It's a brave new performance world out there. While power has admittedly come at the price of complexity, GM engineers have managed to produce truly impressive gains while also enhancing driveability, emissions, and mileage. If that LT1 doesn't impress you, how about an emissions-legal supercharged LT4 that can make 650 hp on pump gas? That's cause for celebration and perhaps a look into "How'd they do that?"

Accompanying this flood of creative combustion engineering is an avalanche of GM acronyms, some of which you may already know. Let's start with GDI (gasoline direct injection). This is the heart of Gen V. Next is AFM (Active Fuel Management), which is GM-speak for displacement on demand that transforms V-8 engines into V-4s at light throttle. ETC (electronic throttle control) is one you should already be familiar with. Finally, VVT (variable valve timing) has also been around for a while. GM started swinging the cam in the Gen IV small-blocks back in 2005 in search of better emissions, performance, and mileage.

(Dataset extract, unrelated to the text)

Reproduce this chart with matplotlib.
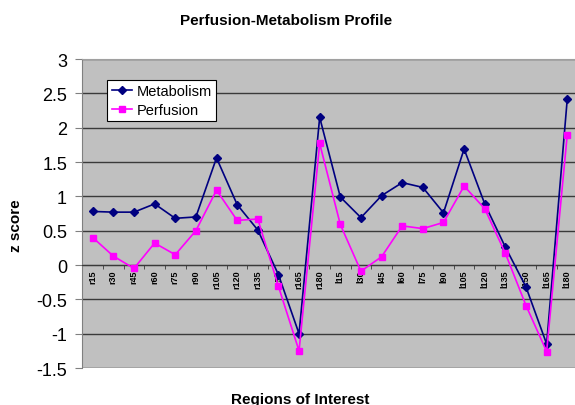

Before we dive inside the Gen V, we're gonna need a scorecard just to keep track of all the variants. There are more family members than just the headliner LT1 and LT4. The littlest member of the Gen V family is the LV3 4.3L V-6, but there's also a truck L83 5.3L and L86 6.2L versions. All these engines are GDI and the V-8s are loaded with AFM and VVT. The 5.3-liter makes 355 SAE horsepower while the truck 6.2-liter is rated at 420 hp with 450 lb-ft of torque.

Keep in mind the current SAE horsepower rating system uses a more conservative correction factor, which reduces the power by roughly 5 percent compared to the traditional "hot rod" correction factor used in the performance industry. That puts the 6.2L L86 closer to 440 hp using our traditional correction factor. Just savor that number for a moment, 440 hp from a small-block workaday truck engine. Adding 5 percent to the LT1's 460 rating pushes it over 480 hp.

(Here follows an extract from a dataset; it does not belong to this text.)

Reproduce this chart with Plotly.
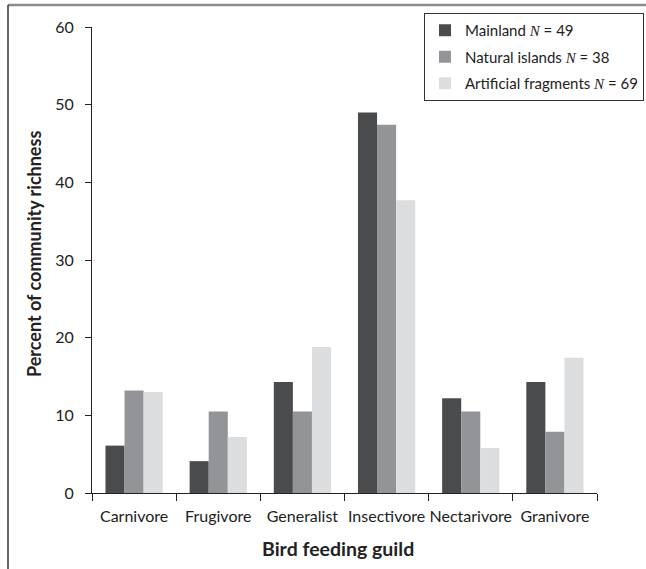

The Gen V engines are evolutionarily different, even from their Gen IV predecessor. While some parts interchange, it's best to think of these engines as a whole new branch on the small-block Chevy family tree. That's all because of requirements dictated by GDI. A trio of lobes located at the rear of the camshaft drives a mechanical fuel pump located on top of the lifter valley. This generates a maximum of 2,200 psi of fuel pressure plumbed directly into each combustion chamber.

When the fuel hits the top of the piston just a few milliseconds before spark occurs, the fuel is instantly vaporized. This gives the engineers the ability to finitely control both the arrival time and amount of fuel to be mixed with the air in the cylinder. The advantage to this approach is not only precisely metered air/fuel ratios, but the opportunity to increase efficiency.

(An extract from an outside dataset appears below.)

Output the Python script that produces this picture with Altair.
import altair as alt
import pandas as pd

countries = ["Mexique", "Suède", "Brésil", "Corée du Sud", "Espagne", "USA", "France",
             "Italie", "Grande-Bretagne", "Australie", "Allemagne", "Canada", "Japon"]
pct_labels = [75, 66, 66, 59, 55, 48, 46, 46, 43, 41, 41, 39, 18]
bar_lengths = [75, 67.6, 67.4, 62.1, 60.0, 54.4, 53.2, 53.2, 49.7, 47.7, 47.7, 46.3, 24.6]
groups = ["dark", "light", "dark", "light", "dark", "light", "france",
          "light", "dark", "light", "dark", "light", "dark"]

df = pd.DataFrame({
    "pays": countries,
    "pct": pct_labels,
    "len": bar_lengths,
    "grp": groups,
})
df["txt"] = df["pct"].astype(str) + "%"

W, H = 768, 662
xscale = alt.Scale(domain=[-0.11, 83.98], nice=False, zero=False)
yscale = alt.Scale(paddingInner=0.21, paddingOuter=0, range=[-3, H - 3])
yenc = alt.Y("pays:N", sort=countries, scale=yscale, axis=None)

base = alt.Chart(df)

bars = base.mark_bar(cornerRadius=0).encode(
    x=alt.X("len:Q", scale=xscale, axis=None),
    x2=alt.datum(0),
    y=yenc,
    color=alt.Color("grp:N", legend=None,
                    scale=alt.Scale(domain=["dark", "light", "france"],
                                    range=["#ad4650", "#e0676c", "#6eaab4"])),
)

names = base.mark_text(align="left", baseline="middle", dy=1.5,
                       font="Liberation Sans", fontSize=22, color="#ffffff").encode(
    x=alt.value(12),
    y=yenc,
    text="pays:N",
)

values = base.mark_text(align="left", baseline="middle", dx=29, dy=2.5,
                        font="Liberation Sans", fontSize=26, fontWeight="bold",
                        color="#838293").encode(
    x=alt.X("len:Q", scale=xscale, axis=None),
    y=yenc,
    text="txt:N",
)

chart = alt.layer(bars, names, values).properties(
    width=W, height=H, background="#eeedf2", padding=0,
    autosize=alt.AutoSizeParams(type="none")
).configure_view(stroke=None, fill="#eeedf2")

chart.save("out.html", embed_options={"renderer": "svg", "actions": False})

This efficiency advantage is clearly announced by the LT1's 11.5:1 static compression ratio. This is unquestionably the highest compression ratio small-block GM has ever built for a production V-8. Even going back to the original L-79 11.0:1 compression 327 from the mid-'60s, compression never exceeded 11.0:1. Those older engines took advantage of this compression because of the availability of excellent, high-octane leaded pump gas. Today, 93-octane is the best you'll see and that's available mainly east of the Rockies. Despite this, GDI allows an engine like the LT1 to make outstanding power using this higher compression ratio.

The combustion gurus have accomplished this by actually reducing the area in which the initial combustion occurs. If you look closely at the piston top on the LT1 engine for example, you'll see a small trough or concave area where the fuel is aimed as it exits the injector. Off to the side of this trough is a smaller but deeper area concentrated in the piston underneath the exhaust valve. This depression is actually where a majority of the combustion occurs. All of this enhances efficiency at the beginning of the combustion process.

Combine this with the ability of VVT to move the camshaft to its ideal location for throttle response and power. Camshaft position is one way to improve engine performance but until digital control arrived, the engine tuner was forced to choose a single position that was a compromise between low-speed torque and high-rpm peak power. But with VVT, GM can now move the cam over an incredible 62-degree range of authority.

Veteran readers might recall the Vari-Cam that was advertised in all the car magazines back in the '60s. The idea was to advance the cam at low speeds and gradually retard the intake centerline as engine speed increased. While the theory was good, the execution suffered. Now fast-forward to the 21st century and we find computers can control a gear on the front of the cam on the VVT engines to accomplish the same task far more accurately.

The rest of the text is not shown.